--- Start ---

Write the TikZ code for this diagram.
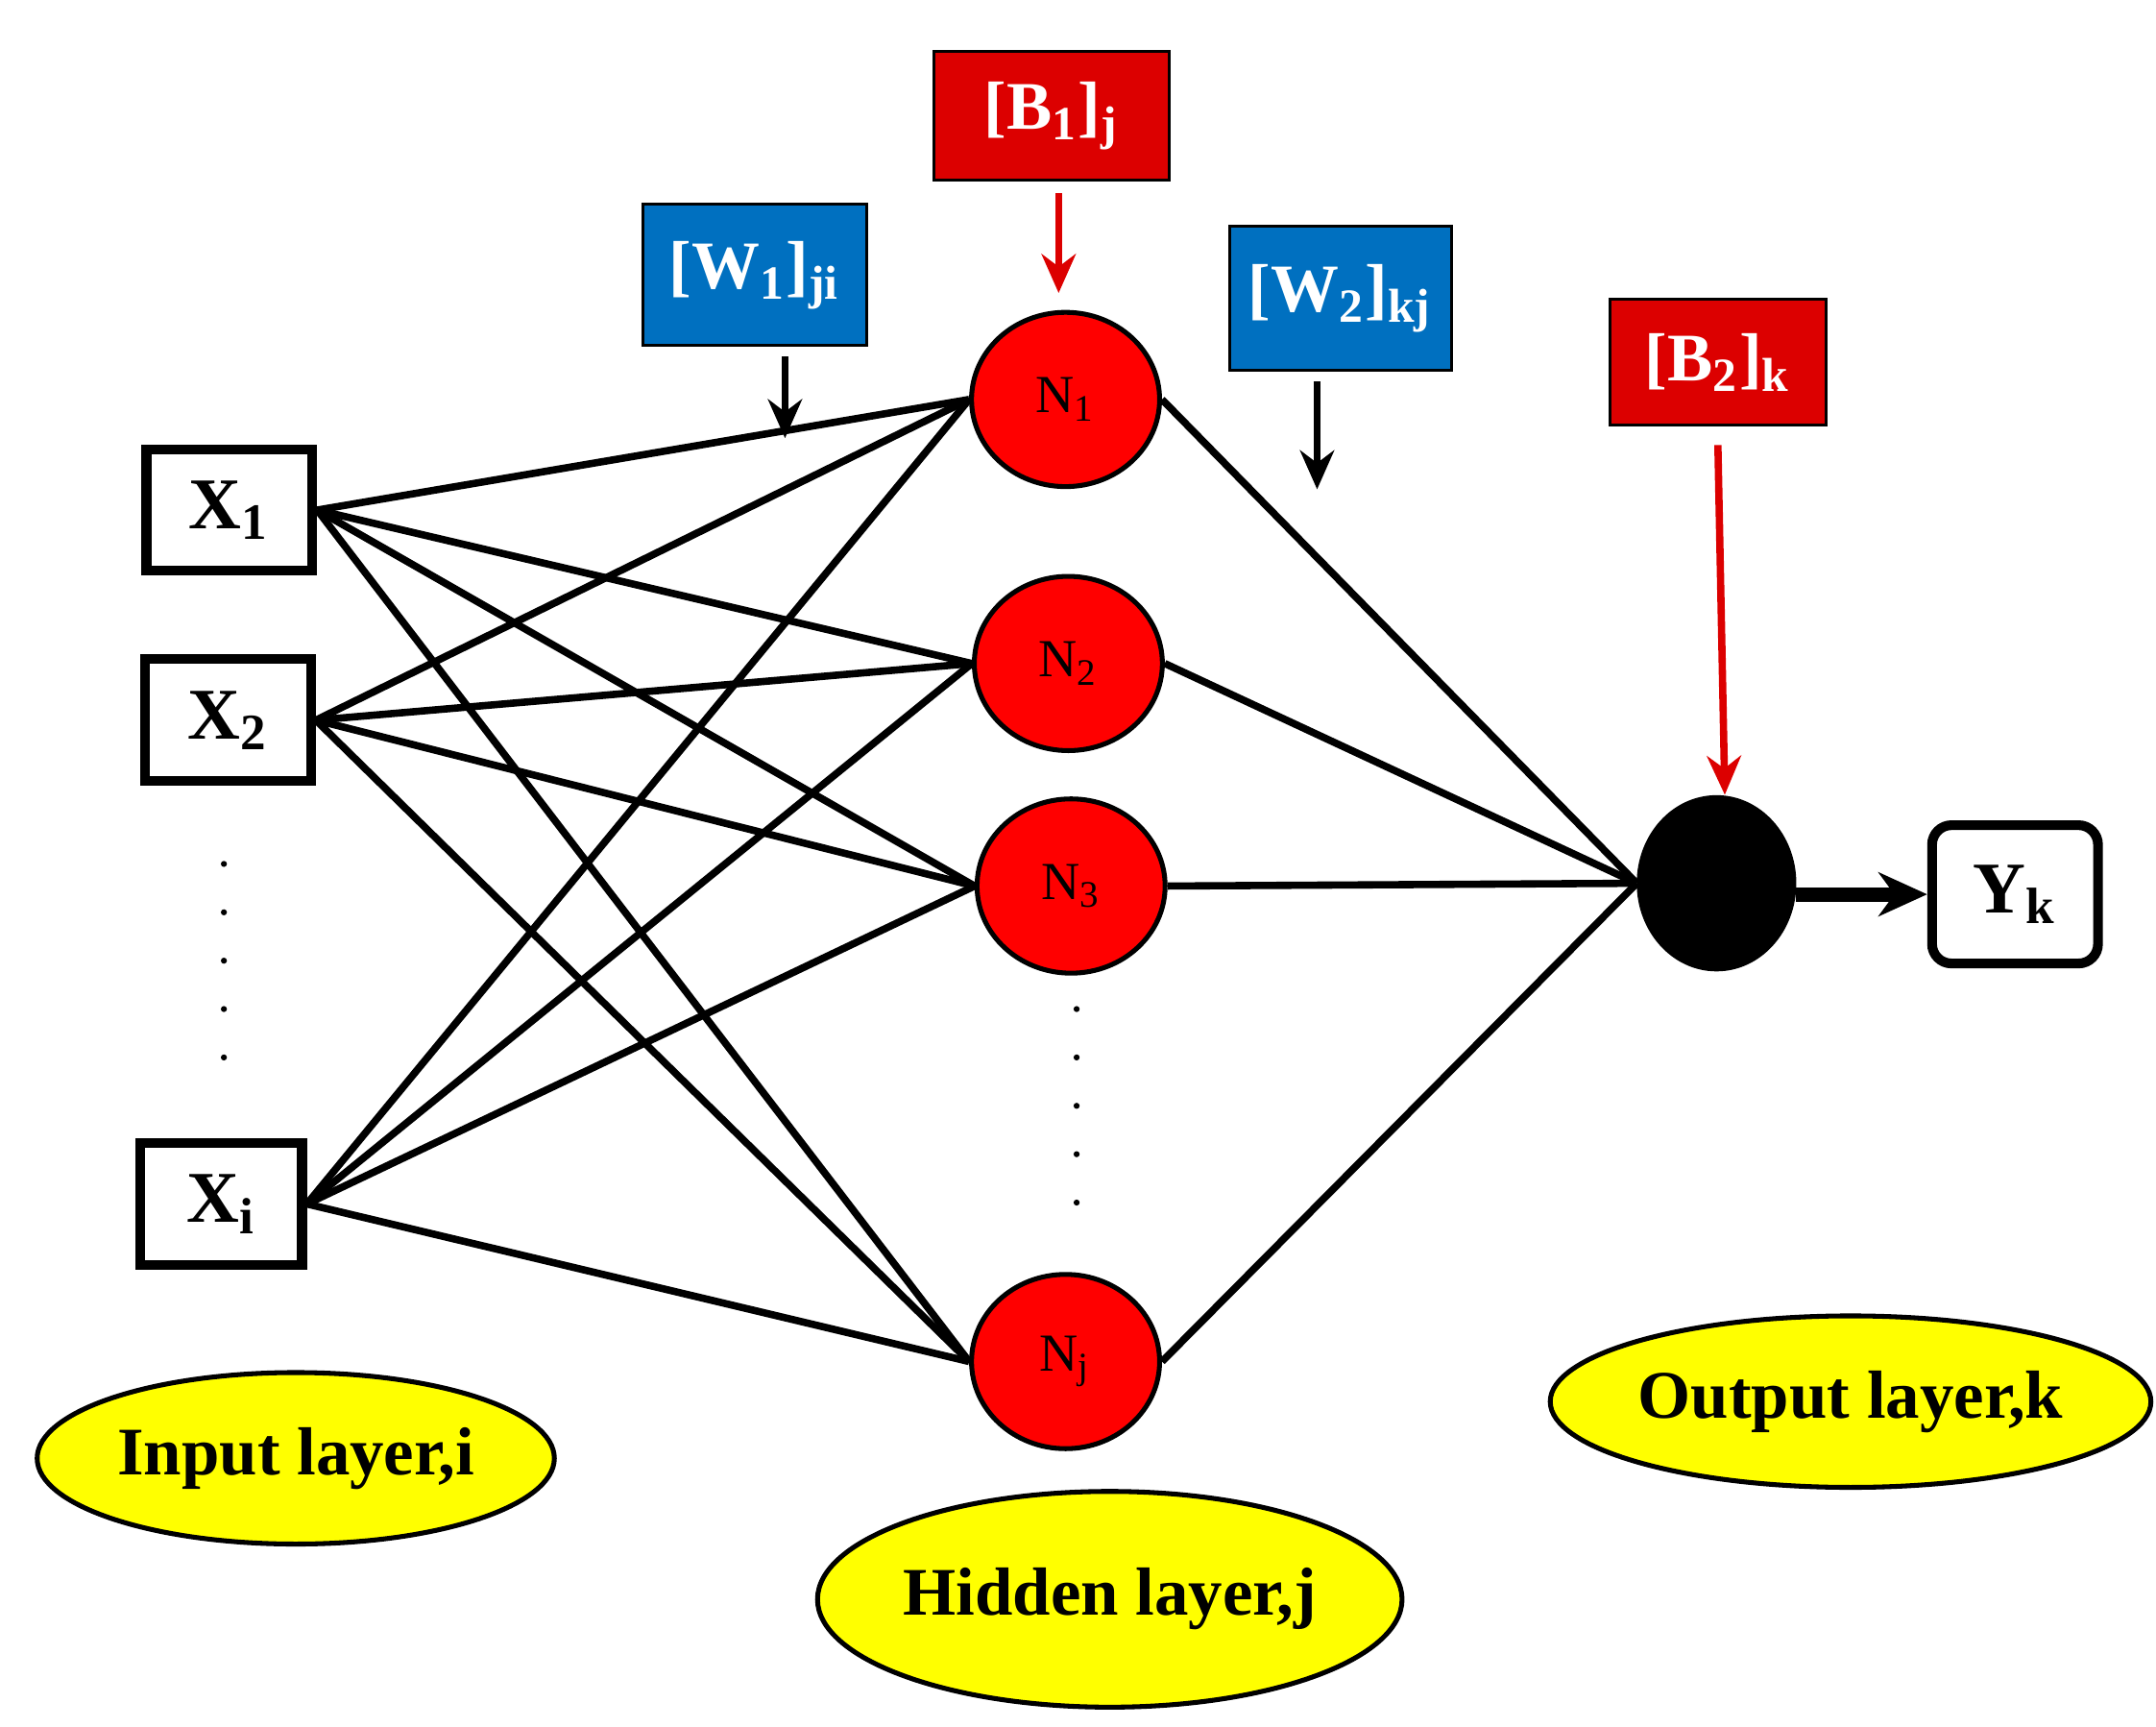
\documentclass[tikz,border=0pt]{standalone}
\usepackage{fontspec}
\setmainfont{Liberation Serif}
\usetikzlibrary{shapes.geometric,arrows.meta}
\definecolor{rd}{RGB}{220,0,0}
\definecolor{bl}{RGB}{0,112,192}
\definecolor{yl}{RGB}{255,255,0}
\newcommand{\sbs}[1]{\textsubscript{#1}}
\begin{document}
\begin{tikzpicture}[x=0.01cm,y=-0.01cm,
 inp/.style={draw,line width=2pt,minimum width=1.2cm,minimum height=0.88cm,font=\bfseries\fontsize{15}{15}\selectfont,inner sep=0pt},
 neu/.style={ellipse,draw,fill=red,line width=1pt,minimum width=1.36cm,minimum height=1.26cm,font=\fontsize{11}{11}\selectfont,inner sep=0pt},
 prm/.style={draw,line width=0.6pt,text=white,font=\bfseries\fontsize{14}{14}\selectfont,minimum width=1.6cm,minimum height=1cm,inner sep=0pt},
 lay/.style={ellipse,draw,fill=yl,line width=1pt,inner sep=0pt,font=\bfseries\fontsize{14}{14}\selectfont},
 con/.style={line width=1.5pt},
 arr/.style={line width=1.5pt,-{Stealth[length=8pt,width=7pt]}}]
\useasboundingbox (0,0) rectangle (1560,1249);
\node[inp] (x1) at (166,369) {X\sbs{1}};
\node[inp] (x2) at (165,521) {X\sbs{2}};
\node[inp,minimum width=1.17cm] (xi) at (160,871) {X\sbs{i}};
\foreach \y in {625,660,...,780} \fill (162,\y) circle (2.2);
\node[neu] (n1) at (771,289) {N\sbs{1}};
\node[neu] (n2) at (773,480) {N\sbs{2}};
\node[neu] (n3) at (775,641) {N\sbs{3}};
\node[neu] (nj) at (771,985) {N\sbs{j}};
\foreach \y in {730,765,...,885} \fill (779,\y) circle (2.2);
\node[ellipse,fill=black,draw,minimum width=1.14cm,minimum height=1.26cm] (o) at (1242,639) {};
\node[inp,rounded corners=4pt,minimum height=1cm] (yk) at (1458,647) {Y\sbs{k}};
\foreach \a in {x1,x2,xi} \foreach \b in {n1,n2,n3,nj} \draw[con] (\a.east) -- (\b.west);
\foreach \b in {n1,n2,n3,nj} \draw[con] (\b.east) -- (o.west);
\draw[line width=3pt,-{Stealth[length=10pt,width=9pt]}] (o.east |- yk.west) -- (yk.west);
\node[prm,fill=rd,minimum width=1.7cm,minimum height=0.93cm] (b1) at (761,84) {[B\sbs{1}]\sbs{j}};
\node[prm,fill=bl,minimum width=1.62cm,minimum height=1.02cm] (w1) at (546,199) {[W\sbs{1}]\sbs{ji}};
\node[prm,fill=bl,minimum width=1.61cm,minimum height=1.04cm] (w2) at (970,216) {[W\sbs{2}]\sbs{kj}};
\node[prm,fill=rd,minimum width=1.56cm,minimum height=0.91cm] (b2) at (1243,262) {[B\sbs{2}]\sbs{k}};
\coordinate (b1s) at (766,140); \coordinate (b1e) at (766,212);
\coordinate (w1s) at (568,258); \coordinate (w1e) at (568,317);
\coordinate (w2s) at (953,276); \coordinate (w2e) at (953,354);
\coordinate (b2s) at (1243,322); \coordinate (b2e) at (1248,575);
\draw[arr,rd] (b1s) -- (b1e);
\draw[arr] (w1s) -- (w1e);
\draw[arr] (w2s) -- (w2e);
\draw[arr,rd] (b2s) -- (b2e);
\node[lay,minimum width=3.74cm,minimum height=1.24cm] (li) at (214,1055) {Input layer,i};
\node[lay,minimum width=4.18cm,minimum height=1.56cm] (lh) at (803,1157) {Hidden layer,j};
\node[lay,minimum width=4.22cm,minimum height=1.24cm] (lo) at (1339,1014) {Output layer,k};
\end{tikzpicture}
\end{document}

--- End ---

#### [CHALLENGE]
Leave out the pictures and transcribe everything else exactly.

#### [RESULT OF THE TASK]
Write the TikZ code for this diagram.
\documentclass[tikz,border=0pt]{standalone}
\usepackage{fontspec}
\setmainfont{Liberation Serif}
\usetikzlibrary{shapes.geometric,arrows.meta}
\definecolor{rd}{RGB}{220,0,0}
\definecolor{bl}{RGB}{0,112,192}
\definecolor{yl}{RGB}{255,255,0}
\newcommand{\sbs}[1]{\textsubscript{#1}}
\begin{document}
\begin{tikzpicture}[x=0.01cm,y=-0.01cm,
 inp/.style={draw,line width=2pt,minimum width=1.2cm,minimum height=0.88cm,font=\bfseries\fontsize{15}{15}\selectfont,inner sep=0pt},
 neu/.style={ellipse,draw,fill=red,line width=1pt,minimum width=1.36cm,minimum height=1.26cm,font=\fontsize{11}{11}\selectfont,inner sep=0pt},
 prm/.style={draw,line width=0.6pt,text=white,font=\bfseries\fontsize{14}{14}\selectfont,minimum width=1.6cm,minimum height=1cm,inner sep=0pt},
 lay/.style={ellipse,draw,fill=yl,line width=1pt,inner sep=0pt,font=\bfseries\fontsize{14}{14}\selectfont},
 con/.style={line width=1.5pt},
 arr/.style={line width=1.5pt,-{Stealth[length=8pt,width=7pt]}}]
\useasboundingbox (0,0) rectangle (1560,1249);
\node[inp] (x1) at (166,369) {X\sbs{1}};
\node[inp] (x2) at (165,521) {X\sbs{2}};
\node[inp,minimum width=1.17cm] (xi) at (160,871) {X\sbs{i}};
\foreach \y in {625,660,...,780} \fill (162,\y) circle (2.2);
\node[neu] (n1) at (771,289) {N\sbs{1}};
\node[neu] (n2) at (773,480) {N\sbs{2}};
\node[neu] (n3) at (775,641) {N\sbs{3}};
\node[neu] (nj) at (771,985) {N\sbs{j}};
\foreach \y in {730,765,...,885} \fill (779,\y) circle (2.2);
\node[ellipse,fill=black,draw,minimum width=1.14cm,minimum height=1.26cm] (o) at (1242,639) {};
\node[inp,rounded corners=4pt,minimum height=1cm] (yk) at (1458,647) {Y\sbs{k}};
\foreach \a in {x1,x2,xi} \foreach \b in {n1,n2,n3,nj} \draw[con] (\a.east) -- (\b.west);
\foreach \b in {n1,n2,n3,nj} \draw[con] (\b.east) -- (o.west);
\draw[line width=3pt,-{Stealth[length=10pt,width=9pt]}] (o.east |- yk.west) -- (yk.west);
\node[prm,fill=rd,minimum width=1.7cm,minimum height=0.93cm] (b1) at (761,84) {[B\sbs{1}]\sbs{j}};
\node[prm,fill=bl,minimum width=1.62cm,minimum height=1.02cm] (w1) at (546,199) {[W\sbs{1}]\sbs{ji}};
\node[prm,fill=bl,minimum width=1.61cm,minimum height=1.04cm] (w2) at (970,216) {[W\sbs{2}]\sbs{kj}};
\node[prm,fill=rd,minimum width=1.56cm,minimum height=0.91cm] (b2) at (1243,262) {[B\sbs{2}]\sbs{k}};
\coordinate (b1s) at (766,140); \coordinate (b1e) at (766,212);
\coordinate (w1s) at (568,258); \coordinate (w1e) at (568,317);
\coordinate (w2s) at (953,276); \coordinate (w2e) at (953,354);
\coordinate (b2s) at (1243,322); \coordinate (b2e) at (1248,575);
\draw[arr,rd] (b1s) -- (b1e);
\draw[arr] (w1s) -- (w1e);
\draw[arr] (w2s) -- (w2e);
\draw[arr,rd] (b2s) -- (b2e);
\node[lay,minimum width=3.74cm,minimum height=1.24cm] (li) at (214,1055) {Input layer,i};
\node[lay,minimum width=4.18cm,minimum height=1.56cm] (lh) at (803,1157) {Hidden layer,j};
\node[lay,minimum width=4.22cm,minimum height=1.24cm] (lo) at (1339,1014) {Output layer,k};
\end{tikzpicture}
\end{document}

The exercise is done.